-- What you need to do --
Repeat, exactly and in full, the lines of the listing below, but without any pictures.

+-------+

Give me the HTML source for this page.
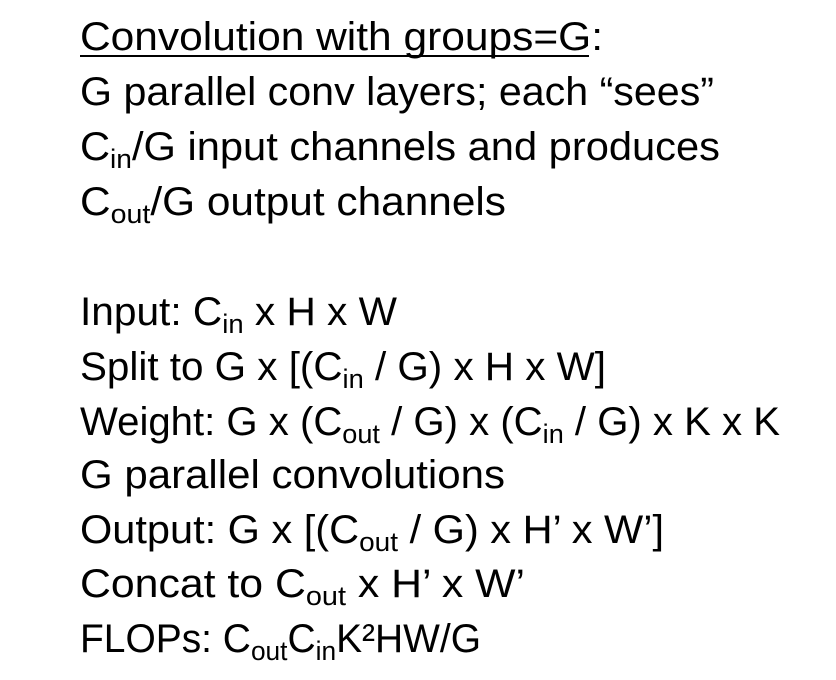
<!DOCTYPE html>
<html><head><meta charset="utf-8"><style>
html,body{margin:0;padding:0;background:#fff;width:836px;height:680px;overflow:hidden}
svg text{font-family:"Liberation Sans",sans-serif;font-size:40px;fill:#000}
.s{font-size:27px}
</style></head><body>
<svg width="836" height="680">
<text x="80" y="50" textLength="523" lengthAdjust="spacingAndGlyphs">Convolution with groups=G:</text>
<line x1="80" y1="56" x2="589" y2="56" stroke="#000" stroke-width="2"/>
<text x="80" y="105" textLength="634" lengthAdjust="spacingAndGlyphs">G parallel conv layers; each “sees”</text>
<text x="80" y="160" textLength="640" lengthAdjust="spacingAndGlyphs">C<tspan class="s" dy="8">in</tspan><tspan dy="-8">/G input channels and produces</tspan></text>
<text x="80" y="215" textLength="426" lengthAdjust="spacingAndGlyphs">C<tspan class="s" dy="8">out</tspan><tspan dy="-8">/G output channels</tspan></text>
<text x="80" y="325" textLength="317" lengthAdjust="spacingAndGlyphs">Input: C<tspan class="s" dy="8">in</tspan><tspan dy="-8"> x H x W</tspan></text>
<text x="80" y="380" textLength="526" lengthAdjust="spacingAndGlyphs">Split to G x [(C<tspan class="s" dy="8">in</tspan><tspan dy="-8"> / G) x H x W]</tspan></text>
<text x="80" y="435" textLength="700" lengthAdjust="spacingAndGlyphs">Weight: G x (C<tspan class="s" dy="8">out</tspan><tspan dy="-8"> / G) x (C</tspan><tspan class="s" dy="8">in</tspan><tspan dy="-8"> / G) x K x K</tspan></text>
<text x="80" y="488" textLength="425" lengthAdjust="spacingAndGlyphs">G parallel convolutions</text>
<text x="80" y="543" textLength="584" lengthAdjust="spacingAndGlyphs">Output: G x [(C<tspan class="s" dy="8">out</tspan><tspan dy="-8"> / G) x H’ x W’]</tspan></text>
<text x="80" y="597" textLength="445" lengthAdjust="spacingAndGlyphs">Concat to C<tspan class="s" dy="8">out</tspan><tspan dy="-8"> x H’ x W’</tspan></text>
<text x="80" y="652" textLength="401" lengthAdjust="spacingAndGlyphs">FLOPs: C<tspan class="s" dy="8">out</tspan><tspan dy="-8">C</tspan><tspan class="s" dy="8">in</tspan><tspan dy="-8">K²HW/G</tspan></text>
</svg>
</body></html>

+-------+

-- Reply --
Give me the HTML source for this page.
<!DOCTYPE html>
<html><head><meta charset="utf-8"><style>
html,body{margin:0;padding:0;background:#fff;width:836px;height:680px;overflow:hidden}
svg text{font-family:"Liberation Sans",sans-serif;font-size:40px;fill:#000}
.s{font-size:27px}
</style></head><body>
<svg width="836" height="680">
<text x="80" y="50" textLength="523" lengthAdjust="spacingAndGlyphs">Convolution with groups=G:</text>
<line x1="80" y1="56" x2="589" y2="56" stroke="#000" stroke-width="2"/>
<text x="80" y="105" textLength="634" lengthAdjust="spacingAndGlyphs">G parallel conv layers; each “sees”</text>
<text x="80" y="160" textLength="640" lengthAdjust="spacingAndGlyphs">C<tspan class="s" dy="8">in</tspan><tspan dy="-8">/G input channels and produces</tspan></text>
<text x="80" y="215" textLength="426" lengthAdjust="spacingAndGlyphs">C<tspan class="s" dy="8">out</tspan><tspan dy="-8">/G output channels</tspan></text>
<text x="80" y="325" textLength="317" lengthAdjust="spacingAndGlyphs">Input: C<tspan class="s" dy="8">in</tspan><tspan dy="-8"> x H x W</tspan></text>
<text x="80" y="380" textLength="526" lengthAdjust="spacingAndGlyphs">Split to G x [(C<tspan class="s" dy="8">in</tspan><tspan dy="-8"> / G) x H x W]</tspan></text>
<text x="80" y="435" textLength="700" lengthAdjust="spacingAndGlyphs">Weight: G x (C<tspan class="s" dy="8">out</tspan><tspan dy="-8"> / G) x (C</tspan><tspan class="s" dy="8">in</tspan><tspan dy="-8"> / G) x K x K</tspan></text>
<text x="80" y="488" textLength="425" lengthAdjust="spacingAndGlyphs">G parallel convolutions</text>
<text x="80" y="543" textLength="584" lengthAdjust="spacingAndGlyphs">Output: G x [(C<tspan class="s" dy="8">out</tspan><tspan dy="-8"> / G) x H’ x W’]</tspan></text>
<text x="80" y="597" textLength="445" lengthAdjust="spacingAndGlyphs">Concat to C<tspan class="s" dy="8">out</tspan><tspan dy="-8"> x H’ x W’</tspan></text>
<text x="80" y="652" textLength="401" lengthAdjust="spacingAndGlyphs">FLOPs: C<tspan class="s" dy="8">out</tspan><tspan dy="-8">C</tspan><tspan class="s" dy="8">in</tspan><tspan dy="-8">K²HW/G</tspan></text>
</svg>
</body></html>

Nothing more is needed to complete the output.